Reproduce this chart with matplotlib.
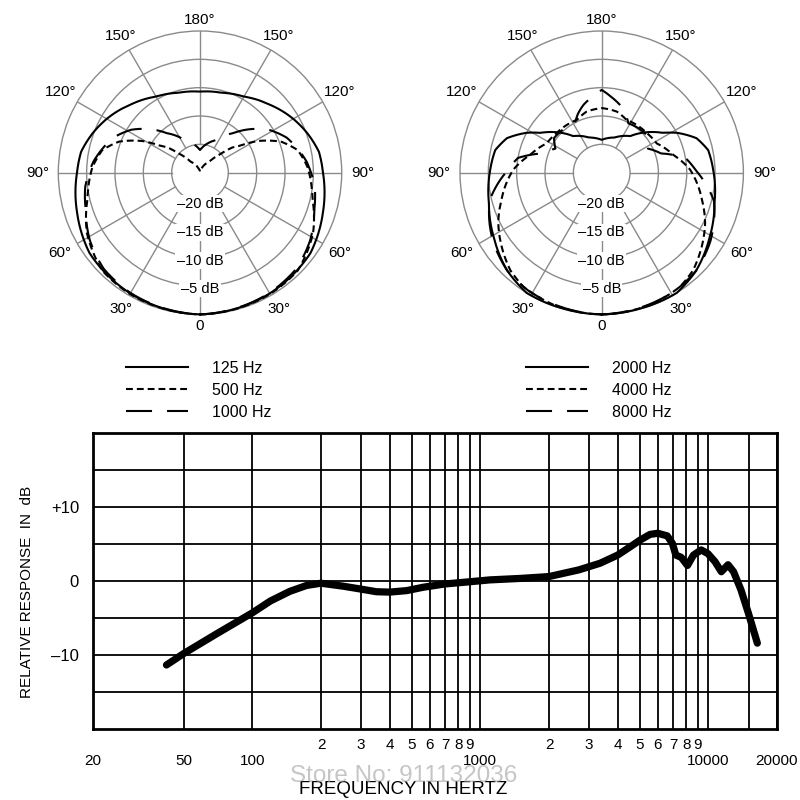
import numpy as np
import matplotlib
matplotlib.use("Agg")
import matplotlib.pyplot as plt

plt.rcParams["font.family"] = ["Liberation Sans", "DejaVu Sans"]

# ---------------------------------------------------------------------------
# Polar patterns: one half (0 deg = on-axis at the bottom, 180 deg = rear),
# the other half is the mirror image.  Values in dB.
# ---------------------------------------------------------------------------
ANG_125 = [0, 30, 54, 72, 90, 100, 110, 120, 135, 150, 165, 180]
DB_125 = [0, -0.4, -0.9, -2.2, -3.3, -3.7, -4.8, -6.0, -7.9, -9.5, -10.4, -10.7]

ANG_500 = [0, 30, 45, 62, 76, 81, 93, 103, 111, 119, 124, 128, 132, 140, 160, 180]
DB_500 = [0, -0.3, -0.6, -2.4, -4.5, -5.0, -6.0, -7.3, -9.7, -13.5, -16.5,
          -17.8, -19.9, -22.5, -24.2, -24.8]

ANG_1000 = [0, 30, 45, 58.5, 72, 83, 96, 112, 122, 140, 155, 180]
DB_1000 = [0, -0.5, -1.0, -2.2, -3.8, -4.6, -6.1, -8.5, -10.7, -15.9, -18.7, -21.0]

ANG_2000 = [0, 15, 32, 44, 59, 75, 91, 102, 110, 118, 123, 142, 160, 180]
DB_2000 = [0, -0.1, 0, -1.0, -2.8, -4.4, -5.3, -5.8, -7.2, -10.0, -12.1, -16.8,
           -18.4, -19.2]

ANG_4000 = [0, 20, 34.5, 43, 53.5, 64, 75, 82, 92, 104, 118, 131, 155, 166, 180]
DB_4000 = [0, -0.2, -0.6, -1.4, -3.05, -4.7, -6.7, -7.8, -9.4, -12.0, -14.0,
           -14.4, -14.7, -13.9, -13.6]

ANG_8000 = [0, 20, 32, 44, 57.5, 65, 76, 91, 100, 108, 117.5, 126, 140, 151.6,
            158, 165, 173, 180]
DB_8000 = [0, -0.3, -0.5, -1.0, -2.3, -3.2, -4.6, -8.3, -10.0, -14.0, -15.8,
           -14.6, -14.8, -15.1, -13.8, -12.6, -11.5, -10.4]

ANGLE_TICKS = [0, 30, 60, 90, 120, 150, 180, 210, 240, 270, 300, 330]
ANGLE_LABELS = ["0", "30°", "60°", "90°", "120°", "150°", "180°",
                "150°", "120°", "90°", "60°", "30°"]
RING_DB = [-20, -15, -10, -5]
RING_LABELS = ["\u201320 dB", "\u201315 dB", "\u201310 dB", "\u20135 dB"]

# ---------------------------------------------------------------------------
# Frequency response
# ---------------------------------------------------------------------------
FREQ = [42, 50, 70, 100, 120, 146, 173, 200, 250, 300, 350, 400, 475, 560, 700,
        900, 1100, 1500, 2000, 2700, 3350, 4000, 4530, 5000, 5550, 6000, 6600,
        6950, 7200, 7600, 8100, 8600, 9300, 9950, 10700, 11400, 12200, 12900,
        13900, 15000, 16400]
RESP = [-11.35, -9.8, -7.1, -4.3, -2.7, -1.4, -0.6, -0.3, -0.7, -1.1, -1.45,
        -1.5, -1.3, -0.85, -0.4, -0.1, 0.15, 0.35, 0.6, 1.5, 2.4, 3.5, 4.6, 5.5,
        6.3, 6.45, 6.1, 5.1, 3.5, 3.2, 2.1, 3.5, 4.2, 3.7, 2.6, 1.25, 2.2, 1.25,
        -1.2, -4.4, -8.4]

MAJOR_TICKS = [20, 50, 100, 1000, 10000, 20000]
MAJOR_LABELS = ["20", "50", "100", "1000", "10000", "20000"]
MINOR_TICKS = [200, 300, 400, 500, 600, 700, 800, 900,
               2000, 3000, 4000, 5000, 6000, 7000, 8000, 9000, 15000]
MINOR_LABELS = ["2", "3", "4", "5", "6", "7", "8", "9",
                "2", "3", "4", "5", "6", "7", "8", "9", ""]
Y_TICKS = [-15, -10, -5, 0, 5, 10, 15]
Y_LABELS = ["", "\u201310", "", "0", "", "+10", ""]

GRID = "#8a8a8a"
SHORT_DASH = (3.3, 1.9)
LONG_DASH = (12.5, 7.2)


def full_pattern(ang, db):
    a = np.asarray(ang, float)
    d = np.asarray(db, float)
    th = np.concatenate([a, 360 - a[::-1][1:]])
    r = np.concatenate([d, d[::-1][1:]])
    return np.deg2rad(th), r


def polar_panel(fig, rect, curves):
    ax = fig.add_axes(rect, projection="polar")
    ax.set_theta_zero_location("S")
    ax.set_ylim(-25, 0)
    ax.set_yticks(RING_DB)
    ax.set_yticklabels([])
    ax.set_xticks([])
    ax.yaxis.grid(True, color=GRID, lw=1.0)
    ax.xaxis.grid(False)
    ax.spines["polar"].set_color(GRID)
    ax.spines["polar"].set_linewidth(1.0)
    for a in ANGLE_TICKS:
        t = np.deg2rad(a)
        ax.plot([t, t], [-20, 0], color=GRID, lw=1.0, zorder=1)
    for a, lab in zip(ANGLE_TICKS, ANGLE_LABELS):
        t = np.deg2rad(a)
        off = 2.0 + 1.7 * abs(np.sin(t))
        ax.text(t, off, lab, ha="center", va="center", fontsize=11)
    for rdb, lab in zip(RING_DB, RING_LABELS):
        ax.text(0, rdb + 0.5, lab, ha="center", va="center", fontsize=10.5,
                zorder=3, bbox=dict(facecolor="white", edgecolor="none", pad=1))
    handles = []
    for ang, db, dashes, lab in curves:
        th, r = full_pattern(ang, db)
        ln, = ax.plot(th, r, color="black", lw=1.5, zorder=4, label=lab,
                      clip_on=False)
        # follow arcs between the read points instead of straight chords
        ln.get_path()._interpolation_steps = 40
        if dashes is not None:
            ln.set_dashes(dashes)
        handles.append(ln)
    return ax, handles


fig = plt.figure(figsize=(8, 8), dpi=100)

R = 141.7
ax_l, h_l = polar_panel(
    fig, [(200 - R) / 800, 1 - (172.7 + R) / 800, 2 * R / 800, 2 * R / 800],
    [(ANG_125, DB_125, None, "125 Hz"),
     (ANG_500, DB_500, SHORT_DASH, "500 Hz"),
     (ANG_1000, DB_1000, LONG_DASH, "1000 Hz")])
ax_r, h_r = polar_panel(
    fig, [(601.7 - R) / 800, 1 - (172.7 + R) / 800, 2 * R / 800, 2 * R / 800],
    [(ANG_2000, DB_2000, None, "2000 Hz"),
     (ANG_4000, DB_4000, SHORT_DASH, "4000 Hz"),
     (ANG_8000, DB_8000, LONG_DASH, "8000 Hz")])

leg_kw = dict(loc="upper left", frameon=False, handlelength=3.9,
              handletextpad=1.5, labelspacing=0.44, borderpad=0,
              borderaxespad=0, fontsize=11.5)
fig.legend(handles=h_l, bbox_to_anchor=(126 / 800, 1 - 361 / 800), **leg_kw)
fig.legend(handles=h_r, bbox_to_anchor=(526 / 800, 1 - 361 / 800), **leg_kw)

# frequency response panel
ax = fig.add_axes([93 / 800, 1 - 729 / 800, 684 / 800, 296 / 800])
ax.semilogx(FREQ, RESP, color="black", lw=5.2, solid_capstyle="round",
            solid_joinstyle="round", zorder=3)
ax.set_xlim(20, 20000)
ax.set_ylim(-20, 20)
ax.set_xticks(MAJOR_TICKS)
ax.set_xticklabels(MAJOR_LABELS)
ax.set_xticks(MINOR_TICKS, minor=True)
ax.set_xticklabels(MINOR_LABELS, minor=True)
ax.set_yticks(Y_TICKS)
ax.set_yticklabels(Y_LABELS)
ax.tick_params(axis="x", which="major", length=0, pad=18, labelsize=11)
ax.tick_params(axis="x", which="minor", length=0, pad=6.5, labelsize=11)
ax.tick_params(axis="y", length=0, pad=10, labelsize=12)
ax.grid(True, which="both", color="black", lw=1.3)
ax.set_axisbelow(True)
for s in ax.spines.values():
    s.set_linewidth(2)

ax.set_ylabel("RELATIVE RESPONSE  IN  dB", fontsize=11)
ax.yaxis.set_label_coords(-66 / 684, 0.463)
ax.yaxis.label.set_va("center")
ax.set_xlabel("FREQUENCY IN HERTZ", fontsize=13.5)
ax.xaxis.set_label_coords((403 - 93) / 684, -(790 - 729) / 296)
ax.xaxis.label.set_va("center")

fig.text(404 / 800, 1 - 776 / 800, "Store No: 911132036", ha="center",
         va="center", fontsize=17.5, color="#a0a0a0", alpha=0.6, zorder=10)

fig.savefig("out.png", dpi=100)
☆ ☆ ☆ ☆ ☆ ☆ ☆
Set task: Report the number of lines in the listing above that include the word "matplotlib", and nothing else.

Complete answer: 4